■ Exercise directions
Set down all of the data exactly as it appears.

** Begin **

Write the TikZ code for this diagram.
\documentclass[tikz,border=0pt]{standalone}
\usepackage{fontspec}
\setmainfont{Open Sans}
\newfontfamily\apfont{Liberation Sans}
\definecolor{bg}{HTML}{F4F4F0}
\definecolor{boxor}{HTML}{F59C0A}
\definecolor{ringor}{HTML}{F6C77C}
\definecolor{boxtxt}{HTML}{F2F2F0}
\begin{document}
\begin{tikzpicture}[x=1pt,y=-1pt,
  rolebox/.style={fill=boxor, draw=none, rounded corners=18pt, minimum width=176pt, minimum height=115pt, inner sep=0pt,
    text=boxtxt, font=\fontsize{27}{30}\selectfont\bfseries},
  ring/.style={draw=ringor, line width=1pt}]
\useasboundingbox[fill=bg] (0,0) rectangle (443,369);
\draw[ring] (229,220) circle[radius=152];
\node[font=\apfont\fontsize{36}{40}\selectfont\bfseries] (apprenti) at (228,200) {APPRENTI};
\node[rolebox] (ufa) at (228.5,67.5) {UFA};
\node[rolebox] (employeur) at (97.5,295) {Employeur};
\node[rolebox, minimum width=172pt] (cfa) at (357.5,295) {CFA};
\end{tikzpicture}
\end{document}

** End **

■ Complete response
Write the TikZ code for this diagram.
\documentclass[tikz,border=0pt]{standalone}
\usepackage{fontspec}
\setmainfont{Open Sans}
\newfontfamily\apfont{Liberation Sans}
\definecolor{bg}{HTML}{F4F4F0}
\definecolor{boxor}{HTML}{F59C0A}
\definecolor{ringor}{HTML}{F6C77C}
\definecolor{boxtxt}{HTML}{F2F2F0}
\begin{document}
\begin{tikzpicture}[x=1pt,y=-1pt,
  rolebox/.style={fill=boxor, draw=none, rounded corners=18pt, minimum width=176pt, minimum height=115pt, inner sep=0pt,
    text=boxtxt, font=\fontsize{27}{30}\selectfont\bfseries},
  ring/.style={draw=ringor, line width=1pt}]
\useasboundingbox[fill=bg] (0,0) rectangle (443,369);
\draw[ring] (229,220) circle[radius=152];
\node[font=\apfont\fontsize{36}{40}\selectfont\bfseries] (apprenti) at (228,200) {APPRENTI};
\node[rolebox] (ufa) at (228.5,67.5) {UFA};
\node[rolebox] (employeur) at (97.5,295) {Employeur};
\node[rolebox, minimum width=172pt] (cfa) at (357.5,295) {CFA};
\end{tikzpicture}
\end{document}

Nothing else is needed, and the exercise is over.